Washington Post, March 25, 2009
Posted: April 5th, 2009
http://www.washingtonpost.com/wp-dyn/content/article/2009/03...

Civil liberties advocates are accusing the Obama administration of ... adopting the same expansive arguments that his predecessor used to cloak some of the most sensitive intelligence-gathering programs of the Bush White House. The first signs have come just weeks into the new administration, in a case filed by an Oregon charity [accused] of funding terrorism. President Obama's Justice Department not only sought to dismiss the lawsuit by arguing that it implicated "state secrets," but also escalated the standoff -- proposing that government lawyers might take classified documents from the court's custody to keep the charity's representatives from reviewing them.
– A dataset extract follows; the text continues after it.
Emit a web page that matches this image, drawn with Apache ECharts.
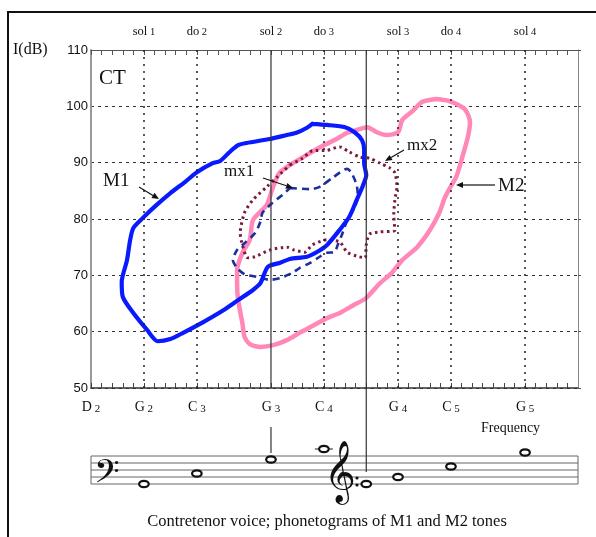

The suit by the al-Haramain Islamic Foundation has proceeded further than any other in challenging the use of warrantless wiretaps, threatening to expose the inner workings of that program. In his campaign plan to "change Washington," Obama criticized the Bush administration, saying that it had "ignored public disclosure rules" and that it too often invoked the state-secrets privilege. Now, Obama's claim of state secrets has prompted criticism. "There [have] to be other ways to protect secret information without having to block accountability," said Erwin Chemerinsky, a law professor at the University of California at Irvine. He said that "state secrets" has become a sort of "talismanic phrase" uttered by government officials who want to dispose of inconvenient or troubling challenges to their authority.